Guinea–Turkey relations are the foreign relations between Guinea and Turkey. Guinea opened its embassy in Ankara and Turkey opened its embassy in Conakry in 2013.

== Diplomatic relations ==

In 1958, Guinea became the only French sub-Saharan African colony to vote for independence. Guinea’s last colonial prime minister Touré became the first President of Guinea after campaigning for a vote for independence. 95% of the population voted for independence, which earned Touré the enmity of the French president de Gaulle. The French withdrew immediately, taking with them everything they could and destroying what they could not, including lightbulbs, plans for sewage pipelines in Conakry. The French even burned medicines rather than leaving them for Guineans, leaving Guinea as one of the world's poorest, least developed, and most isolated countries.

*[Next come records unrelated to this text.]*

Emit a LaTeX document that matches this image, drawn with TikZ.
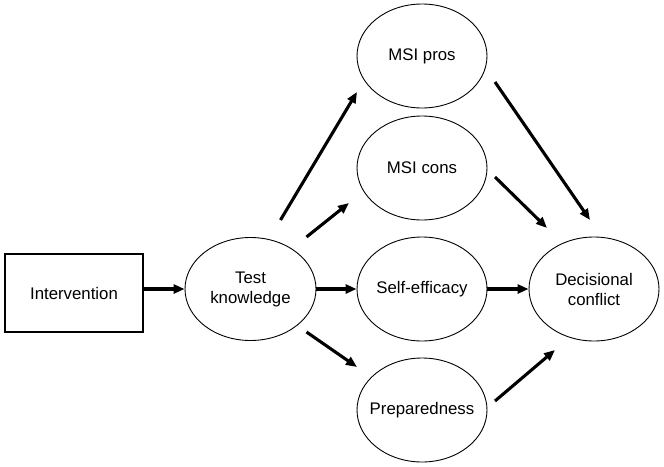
\documentclass[tikz,border=0pt]{standalone}
\usepackage{fontspec}
\setmainfont{Liberation Sans}
\usetikzlibrary{arrows.meta,shapes.geometric}
\begin{document}
\begin{tikzpicture}[x=1pt,y=-1pt,
  every node/.style={font=\fontsize{16.8}{20}\selectfont, align=center},
  oval/.style={draw, ellipse, line width=0.9pt, minimum width=130pt, minimum height=104pt, inner xsep=-20pt, inner ysep=0pt},
  boxnode/.style={draw, rectangle, line width=1.1pt, minimum width=138pt, minimum height=78pt},
  arr/.style={line width=3.1pt, -{Triangle[length=11pt,width=9pt]}}]
\useasboundingbox (0,0) rectangle (664,466);
\node[boxnode] (iv) at (74,293) {Intervention};
\node[oval, minimum width=131pt, minimum height=103pt] (tk) at (250.5,289) {\raisebox{5pt}{\begin{tabular}{@{}c@{}}Test\\knowledge\end{tabular}}};
\node[oval] (pros) at (422,56) {MSI pros};
\node[oval] (cons) at (422,168) {MSI cons};
\node[oval] (se) at (422,289) {Self-efficacy};
\node[oval] (prep) at (422,410) {Preparedness};
\node[oval] (dc) at (594,289) {Decisional\\conflict};
\draw[arr] (iv.east |- tk.west) -- (tk.west);
\draw[arr] (tk.east) -- (se.west);
\draw[arr] (se.east) -- (dc.west);
\draw[arr] ([shift={(30,-69)}]tk.center) -- ([shift={(-65,36)}]pros.center);
\draw[arr] ([shift={(56,-52)}]tk.center) -- ([shift={(-73,35)}]cons.center);
\draw[arr] ([shift={(56,43)}]tk.center) -- ([shift={(-65,-43)}]prep.center);
\draw[arr] ([shift={(73,26)}]pros.center) -- ([shift={(-4,-69)}]dc.center);
\draw[arr] ([shift={(73,9)}]cons.center) -- ([shift={(-47,-61)}]dc.center);
\draw[arr] ([shift={(73,-9)}]prep.center) -- ([shift={(-39,61)}]dc.center);
\end{tikzpicture}
\end{document}
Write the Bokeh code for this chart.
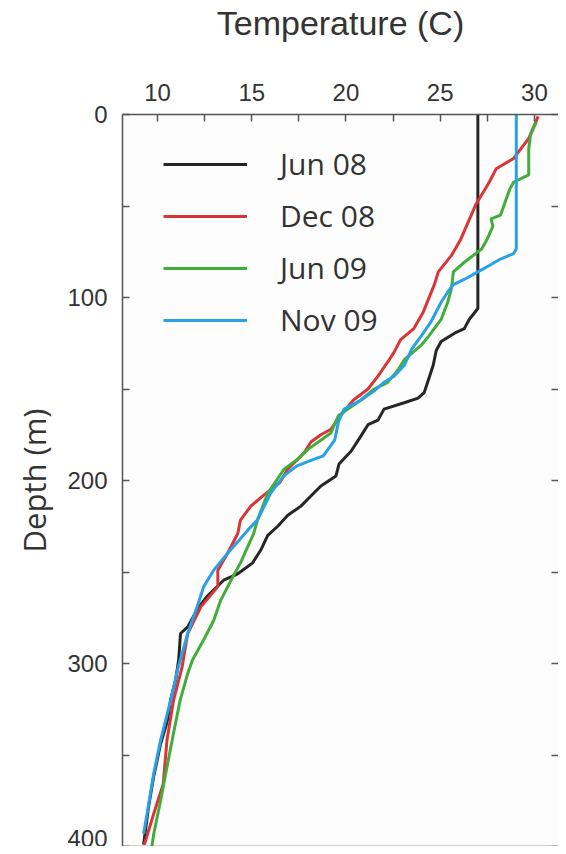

France even forcefully threatened NATO partners Turkey and United States — that if Turkey or the United States were to provide any assistance to Guinea or establish any trade relations, de Gaulle was prepared to leave NATO. Following this ultimate, President Eisenhower refused to even acknowledge Guinea's requests for foreign aid. Turkey denounced de Gaulle's as extreme but refrained from providing assistance to Guinea.

After being snubbed by NATO countries for financial aid, Touré predictably turned to the Soviet Union for economic assistance. Until the end of the Cold War, Turkey had limited diplomatic relations with Guinea.

== Economic relations ==
- Trade volume between the two countries was US$136.7 million in 2019.
- There are direct flights from Istanbul to Conakry since January 30, 2017.

== Educational relations ==

- Turkish Maarif Foundation is currently running 5 schools in Guinea.
- Turkey has been granting scholarships to Guinean students since 1992.